Y si bien él se inclina por el ejercicio de la locura, sabe que esta llega sin avisar, sin necesidad de apresurarla. Ha preferido, entre tanto, cultivar el sueño que le regaló Tomás Moro: la búsqueda de un mundo propio.

Cecilia Aguirre


Como las aves o los pueblos nómadas, Cecilia está acostumbrada a migrar. Cursó la primaria en Monteagudo, después hizo la secundaria en San Ignacio y recaló en Posadas para cursar su Licenciatura en Genética. Tras cinco años de práctica y uno encerrada en su estudio, culminó su tesis intitulada: “Interacciones de la fosfatasa de tirosina PTP-1B en la señalización celular”. Qué estudio más pertinente, mascullan los profanos, bajando la mirada, mientras que los doctos reconocen el esfuerzo de esta joven científica y le otorgan una beca para cursar en Buenos Aires el Doctorado en Genética. Ese es el motivo de su presencia en esta esquina de la metrópoli.

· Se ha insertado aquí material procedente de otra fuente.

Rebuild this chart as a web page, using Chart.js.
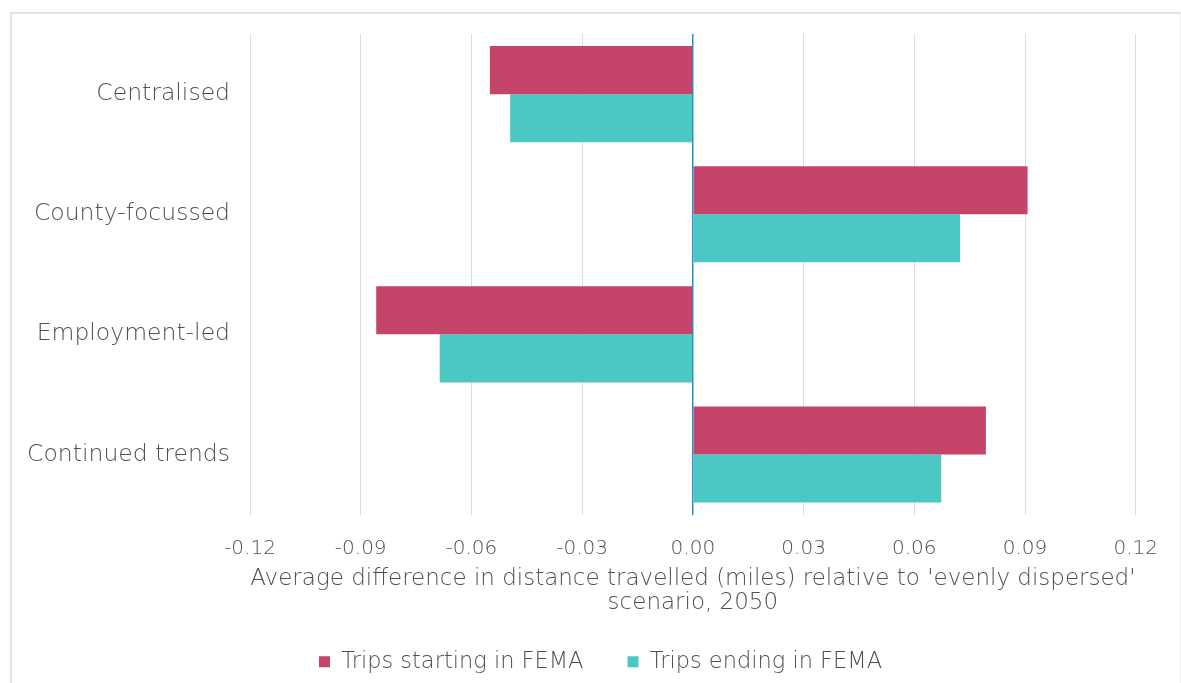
<!DOCTYPE html>
<html>
<head>
<meta charset="utf-8">
<script src="https://cdn.jsdelivr.net/npm/chart.js@4.4.0/dist/chart.umd.min.js"></script>
<style>
    html, body { margin: 0; padding: 0; background: #ffffff; overflow: hidden; }
    #frame {
        position: absolute; left: 10px; top: 12px;
        width: 1168px; height: 700px;
        border-left: 2px solid #e3e3e3; border-top: 2px solid #e3e3e3; border-right: 1px solid #eeeeee;
    }
    #wrap { position: absolute; left: 0; top: -6px; width: 1168px; height: 675px; }
</style>
</head>
<body>
<div id="frame"><div id="wrap"><canvas id="barChartFema"></canvas></div></div>
<script>
var categories = ["Centralised", "County-focussed", "Employment-led", "Continued trends"];
var tripsStarting = [-0.055, 0.0907, -0.0858, 0.0794];
var tripsEnding = [-0.0495, 0.0724, -0.0686, 0.0673];
var seriesNames = ["Trips starting in FEMA", "Trips ending in FEMA"];
var axisTitle = ["Average difference in distance travelled (miles) relative to 'evenly dispersed'", "scenario, 2050"];

var fontName = "'DejaVu Sans', sans-serif";
var textColour = '#505050';

// nudge the legend a little to the right, like the original
var legendShift = {
    id: 'legendShift',
    afterLayout: function (chart) {
        var lg = chart.legend;
        if (!lg) return;
        lg.left += 23;
        lg.right += 23;
        if (typeof lg.adjustHitBoxes === 'function') lg.adjustHitBoxes();
    }
};

var chartDiv = document.getElementById("barChartFema");
var myChart = new Chart(chartDiv, {
    type: 'bar',
    data: {
        labels: categories,
        datasets: [
            {
                label: seriesNames[0],
                data: tripsStarting,
                backgroundColor: '#C4446A',
                categoryPercentage: 0.8,
                barPercentage: 1.0
            },
            {
                label: seriesNames[1],
                data: tripsEnding,
                backgroundColor: '#4BC8C4',
                categoryPercentage: 0.8,
                barPercentage: 1.0
            }]
    },
    options: {
        indexAxis: 'y',
        responsive: true,
        maintainAspectRatio: false,
        animation: false,
        layout: {
            padding: { top: 1, right: 37, bottom: 0, left: 0 }
        },
        scales: {
            x: {
                min: -0.12,
                max: 0.12,
                border: { display: false },
                grid: {
                    drawTicks: false,
                    color: function (ctx) {
                        return ctx.tick && ctx.tick.value === 0 ? '#1E8FD5' : '#dcdcdc';
                    },
                    lineWidth: function (ctx) {
                        return ctx.tick && ctx.tick.value === 0 ? 1.5 : 1;
                    }
                },
                ticks: {
                    stepSize: 0.03,
                    padding: 22,
                    color: textColour,
                    font: { family: fontName, size: 20, weight: 200 },
                    callback: function (v) {
                        return (Math.round(v * 100) / 100).toFixed(2);
                    }
                },
                title: {
                    display: true,
                    text: axisTitle,
                    color: textColour,
                    font: { family: fontName, size: 23, weight: 200, lineHeight: 1.03 },
                    padding: { top: 4, bottom: -8 }
                },
                afterFit: function (scale) {
                    scale.height = 92;
                }
            },
            y: {
                border: { display: false },
                grid: { display: false },
                ticks: {
                    padding: 12,
                    color: textColour,
                    font: { family: fontName, size: 23.5, weight: 200 }
                },
                afterFit: function (scale) {
                    scale.width = 238;
                }
            }
        },
        plugins: {
            tooltip: { enabled: false },
            legend: {
                display: true,
                position: 'bottom',
                labels: {
                    usePointStyle: true,
                    pointStyle: 'rect',
                    boxWidth: 11,
                    boxHeight: 11,
                    padding: 44,
                    color: textColour,
                    font: { family: fontName, size: 22.5, weight: 200 }
                }
            }
        }
    },
    plugins: [legendShift]
});
</script>
</body>
</html>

Además del cultivo de la ciencia, a Cecilia le gusta tocar el órgano (en su primera acepción, se entiende), pintar paisajes con flamencos, ir al boliche, leer novelas y “telenoveliar”. En cuestión de lecturas, también es una migrante. Luego de leer El cuaderno de Noah de Nicholas Sparks y un clásico best-seller, Papillón de Henry Charrière, ahora deambula por las páginas de El Alquimista, de Coelho. Tres posibles indicios de que el dogmatismo científico aún no la ha contaminado.

Natural de Misiones, lo que más le gusta a Cecilia de la capital es que siempre hay algo para hacer: cine, teatro, comidas, boliches y más boliches, así como diversos espectáculos. Y últimamente ha descubierto que los billares también guardan cierto encanto. Pero al mismo tiempo, la cercanía de la muchedumbre hace que en ella crezca el bicho de la soledad, de la nostalgia por los ratos en familia y las caminatas por la costanera de Posadas, acariciada por el Paraná.

Su paso por Buenos Aires está vinculado a una revelación. Desde muy niña vivió convencida de que sería médico, hasta que un día en la secundaria, durante el descanso, comenzó a desvariar. Una compañera lo atribuyó al kumis escolar, otra, a una sobredosis de mate. Pensar en drogas o alcohol resultaba un juicio temerario.

Cuando la llevaron a la enfermería, Cecilia narró su historia: había visto cadenas flotantes que iban agrupándose hasta transformarse en una hélice. Al carecer de una opinión profesional, la Coordinadora aventuró un pronóstico: "Esta chica está obsesionada con la aviación". El Rector se reservó sus comentarios, pero dictó instrucciones: "Es mejor mantenerla vigilada, por si acaso”.

Tiempo después, cuando la Coordinadora renunció a corroborar su tesis, Cecilia le contó lo sucedido a su profesor de biología, quien le aclaró que lo que ella había visto era una cadena de ADN, la clave principal del desarrollo y funcionamiento de todos los organismos vivos. Entonces decide abandonar la idea de prolongar la vida por la de comprender su arquitectura y sus secretos.

Actualmente es la lectura que Cecilia realiza en Buenos Aires, y parece estar dispuesta a dedicarle mucho tiempo. Digamos, una vida.